At the outset of its analysis, the Brown court considered the role that both rules play. The "assured clear distance ahead" rule requires that a driver operate his vehicle in such a fashion that he is always able to stop within the distance he can clearly see. Enfield v. Stout, 400 Pa. 6, 161 A.2d 22 (1960). Where, however, a sudden emergency arises inside this range, then the "assured clear distance ahead" rule is inapplicable. Hollern v. Verhovsek, 220 Pa. Super. 343, 287 A.2d 145 (1971). The Brown court, citing Unangst v. Whitehouse, 235 Pa. Super. 458, 344 A.2d 695 (1975), concluded that the "assured clear distance ahead" rule applied to those situations where the defendant's vehicle was approaching a stationary object, whereas

[ 308 Pa. Super.
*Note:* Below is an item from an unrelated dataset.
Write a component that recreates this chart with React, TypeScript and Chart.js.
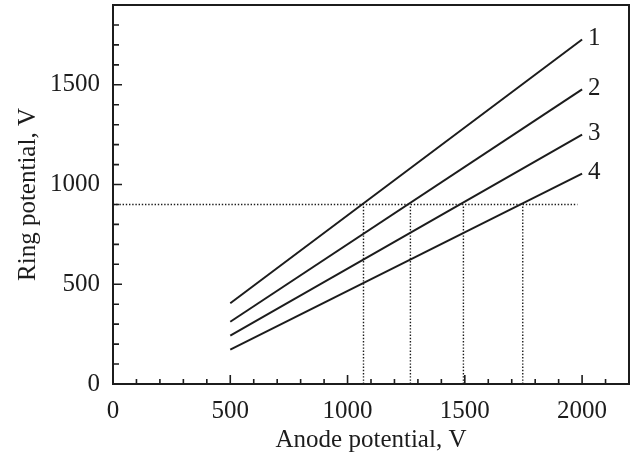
import { useEffect, useRef } from 'react';
import { Chart, registerables } from 'chart.js';

Chart.register(...registerables);

// Anode potential (V) at the start and end of each line
const anodeRange = [500, 2000];
// Ring potential (V) for lines 1..4 at anodeRange
const line1 = [405, 1727];
const line2 = [312, 1477];
const line3 = [242, 1250];
const line4 = [172, 1055];
const seriesLabels = ['1', '2', '3', '4'];
// dotted guide lines
const refLevel = 900;
const refLineEnd = 1980;
const crossings = [1068, 1268, 1494, 1747];
// axes
const xMax = 2200;
const yMax = 1900;
const minorStep = 100;
const majorStep = 500;

const FONT = '"Liberation Serif", "Times New Roman", serif';
const INK = '#1c1c1c';

const framePlugin = {
  id: 'frameAndLabels',
  afterDraw(chart: any) {
    const { ctx, chartArea, scales } = chart;
    const { left, right, top, bottom } = chartArea;
    const xs = scales.x;
    const ys = scales.y;
    ctx.save();
    ctx.strokeStyle = INK;
    ctx.lineWidth = 1.6;
    ctx.beginPath();
    xs.ticks.forEach((t: any) => {
      const px = xs.getPixelForValue(t.value);
      const len = t.value % majorStep === 0 ? 9 : 5;
      ctx.moveTo(px, bottom);
      ctx.lineTo(px, bottom - len);
    });
    ys.ticks.forEach((t: any) => {
      const py = ys.getPixelForValue(t.value);
      const len = t.value % majorStep === 0 ? 9 : 6;
      ctx.moveTo(left, py);
      ctx.lineTo(left + len, py);
    });
    ctx.stroke();
    ctx.lineWidth = 2;
    ctx.strokeRect(left, top, right - left, bottom - top);

    ctx.fillStyle = INK;
    ctx.font = `25px ${FONT}`;
    ctx.textAlign = 'left';
    ctx.textBaseline = 'middle';
    chart.data.datasets.forEach((ds: any, i: number) => {
      if (!ds.seriesLabel) return;
      const meta = chart.getDatasetMeta(i);
      const pt = meta.data[meta.data.length - 1];
      ctx.fillText(ds.seriesLabel, pt.x + 6, pt.y - 1);
    });
    ctx.restore();
  },
};

export default function App() {
  const ref = useRef<HTMLCanvasElement>(null);

  useEffect(() => {
    if (!ref.current) return;
    const solid = [line1, line2, line3, line4].map((vals, i) => ({
      label: 'Line ' + seriesLabels[i],
      seriesLabel: seriesLabels[i],
      data: anodeRange.map((x, j) => ({ x, y: vals[j] })),
      borderColor: INK,
      borderWidth: 2,
      pointRadius: 0,
      fill: false,
    }));
    const dotted = {
      borderColor: INK,
      borderWidth: 1.4,
      borderDash: [1.4, 1.8],
      pointRadius: 0,
      fill: false,
    };
    const guides = [
      { ...dotted, label: 'level', data: [{ x: 0, y: refLevel }, { x: refLineEnd, y: refLevel }] },
      ...crossings.map((cx) => ({
        ...dotted,
        label: 'cross ' + cx,
        data: [{ x: cx, y: 0 }, { x: cx, y: refLevel }],
      })),
    ];

    const chart = new Chart(ref.current, {
      type: 'line',
      data: { datasets: [...guides, ...solid] as any },
      options: {
        animation: false,
        responsive: false,
        layout: { padding: { top: 5, right: 4, left: 0, bottom: 0 } },
        plugins: { legend: { display: false }, tooltip: { enabled: false } },
        scales: {
          x: {
            type: 'linear',
            min: 0,
            max: xMax,
            grid: { display: false, drawTicks: false },
            border: { display: false },
            ticks: {
              stepSize: minorStep,
              autoSkip: false,
              maxRotation: 0,
              padding: 12,
              color: INK,
              font: { family: FONT, size: 25 },
              callback: (v: any) => (Number(v) % majorStep === 0 && Number(v) <= 2000 ? String(v) : ''),
            },
            title: {
              display: true,
              text: 'Anode potential, V',
              color: INK,
              font: { family: FONT, size: 25 },
              padding: { top: 0, bottom: 2 },
            },
            afterFit: (s: any) => {
              s.height = 73;
              s.paddingLeft = 0;
              s.paddingRight = 0;
            },
          },
          y: {
            type: 'linear',
            min: 0,
            max: yMax,
            grid: { display: false, drawTicks: false },
            border: { display: false },
            ticks: {
              stepSize: minorStep,
              autoSkip: false,
              padding: 13,
              color: INK,
              font: { family: FONT, size: 25 },
              callback: (v: any) => (Number(v) % majorStep === 0 ? String(v) : ''),
            },
            title: {
              display: true,
              text: 'Ring potential, V',
              color: INK,
              font: { family: FONT, size: 25 },
              padding: { top: 13, bottom: 0 },
            },
            afterFit: (s: any) => {
              s.width = 113;
              s.paddingTop = 0;
              s.paddingBottom = 0;
            },
          },
        },
      },
      plugins: [framePlugin],
    });
    return () => chart.destroy();
  }, []);

  return (
    <div style={{ position: 'absolute', left: 0, top: 0, width: 633, height: 457, background: '#fff' }}>
      <canvas ref={ref} width={633} height={457} />
    </div>
  );
}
Page 502]

    the "sudden emergency" doctrine applied to objects that were unforeseeably thrust into the driver's path. In accordance with this guideline, the Brown court held that the gravel was a stationary object dictating application of the "assured clear distance ahead" rule; hence, the lower court was reversed for having erred in instructing the jury on the "sudden emergency" doctrine. The same result was reached in Hanlon v. Sorenson, 289 Pa. Super. 268, 433 A.2d 60 (1981).
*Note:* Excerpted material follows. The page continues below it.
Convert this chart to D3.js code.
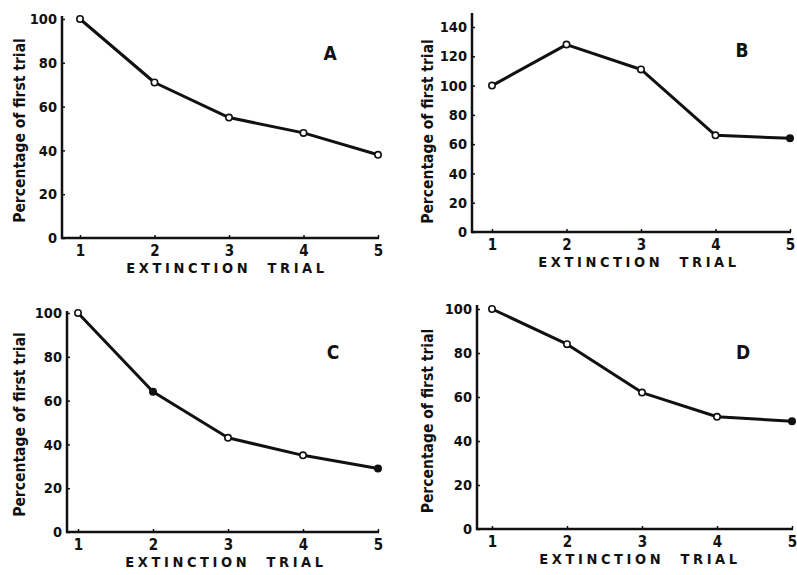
<!DOCTYPE html>
<html><head><meta charset="utf-8">
<script src="https://cdn.jsdelivr.net/npm/d3@7"></script>
<style>
html,body{margin:0;padding:0;background:#fff;}
svg text{font-family:"DejaVu Sans Condensed","DejaVu Sans",sans-serif;font-weight:bold;fill:#111;}
</style></head>
<body>
<svg id="chart" width="797" height="575"></svg>
<script>
// ---- data ----
const trials = [1, 2, 3, 4, 5];
const valuesA = [100, 71, 55, 48, 38];
const valuesB = [100, 128, 111, 66, 64];
const valuesC = [100, 64, 43, 35, 29];
const valuesD = [100, 84, 62, 51, 49];
const filledA = [false, false, false, false, false];
const filledB = [false, false, false, false, true];
const filledC = [false, true, false, false, true];
const filledD = [false, false, false, false, true];
const yTicks100 = [0, 20, 40, 60, 80, 100];
const yTicks140 = [0, 20, 40, 60, 80, 100, 120, 140];
const panelLabels = ["A", "B", "C", "D"];
const xTitle = "EXTINCTION  TRIAL";
const yTitle = "Percentage of first trial";

// ---- layout ----
const panels = [
  {label: panelLabels[0], values: valuesA, filled: filledA, ticks: yTicks100, yMax: 100, axisX: 62, x1: 80, x5: 378, y0: 238, yTop: 19, axisTop: 16, lab: [330, 53], ylabX: 25},
  {label: panelLabels[1], values: valuesB, filled: filledB, ticks: yTicks140, yMax: 140, axisX: 472, x1: 492, x5: 790, y0: 232, yTop: 27, axisTop: 13, lab: [742, 50], ylabX: 433},
  {label: panelLabels[2], values: valuesC, filled: filledC, ticks: yTicks100, yMax: 100, axisX: 67, x1: 78, x5: 378, y0: 532, yTop: 313, axisTop: 311, lab: [333, 352], ylabX: 25},
  {label: panelLabels[3], values: valuesD, filled: filledD, ticks: yTicks100, yMax: 100, axisX: 477, x1: 492, x5: 792, y0: 529, yTop: 309, axisTop: 305, lab: [743, 352], ylabX: 433}
];

const svg = d3.select("#chart");

panels.forEach(p => {
  const x = d3.scaleLinear().domain([1, 5]).range([p.x1, p.x5]);
  const y = d3.scaleLinear().domain([0, p.yMax]).range([p.y0, p.yTop]);
  const g = svg.append("g");

  // y axis
  const ya = g.append("g").attr("transform", `translate(${p.axisX},0)`)
    .call(d3.axisLeft(y).tickValues(p.ticks).tickSizeInner(-3).tickSizeOuter(0).tickPadding(5));
  ya.select(".domain").remove();
  ya.selectAll(".tick line").attr("stroke", "#111").attr("stroke-width", 1.5);
  ya.selectAll(".tick text").style("font-size", "14.5px");
  g.append("line").attr("x1", p.axisX).attr("x2", p.axisX)
    .attr("y1", p.axisTop).attr("y2", p.y0 + 1)
    .attr("stroke", "#111").attr("stroke-width", 2.5);

  // x axis
  const xa = g.append("g").attr("transform", `translate(0,${p.y0})`)
    .call(d3.axisBottom(x).tickValues(trials).tickFormat(d3.format("d")).tickSizeInner(-3).tickSizeOuter(0).tickPadding(7));
  xa.select(".domain").remove();
  xa.selectAll(".tick line").attr("stroke", "#111").attr("stroke-width", 1.5);
  xa.selectAll(".tick text").style("font-size", "15px");
  g.append("line").attr("x1", p.axisX - 1).attr("x2", p.x5 + 1)
    .attr("y1", p.y0).attr("y2", p.y0)
    .attr("stroke", "#111").attr("stroke-width", 2.5);

  // titles
  g.append("text").attr("x", (p.x1 + p.x5) / 2 - 2).attr("y", p.y0 + 35)
    .attr("text-anchor", "middle").style("font-size", "14.5px").style("letter-spacing", "3.6px")
    .style("white-space", "pre").attr("xml:space", "preserve").text(xTitle);
  g.append("text").attr("transform", `translate(${p.ylabX},${(p.y0 + p.yTop) / 2 + 2}) rotate(-90)`)
    .attr("text-anchor", "middle").style("font-size", "15.5px").text(yTitle);
  g.append("text").attr("x", p.lab[0]).attr("y", p.lab[1] + 7)
    .attr("text-anchor", "middle").style("font-size", "19px").text(p.label);

  // line
  const pts = trials.map((t, i) => ({t, v: p.values[i], f: p.filled[i]}));
  g.append("path").datum(pts)
    .attr("d", d3.line().x(d => x(d.t)).y(d => y(d.v)))
    .attr("fill", "none").attr("stroke", "#111").attr("stroke-width", 3).attr("stroke-linejoin", "round");
  g.selectAll("circle").data(pts).join("circle")
    .attr("cx", d => x(d.t)).attr("cy", d => y(d.v)).attr("r", 3.2)
    .attr("fill", d => d.f ? "#111" : "#fff").attr("stroke", "#111").attr("stroke-width", 1.6);
});
</script>
</body></html>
The lower court here properly instructed the jury on the "assured clear distance ahead" rule; no objects were suddenly and unexpectedly thrust in front of the appellee's vehicle thereby compelling him to react to the appellant's detriment. The "sudden emergency" doctrine was not designed for the purpose of aiding the operator of a vehicle developing unforeseen defective mechanisms. These defects were not those types of unforeseen occurrences contemplated by the "sudden emergency" doctrine. Whether these defects are attributed to any negligence on the appellee's part is determined by regular standards of duty of care and breach thereof.

Order denying post trial motions is reversed; judgment is reversed, and a new trial ordered.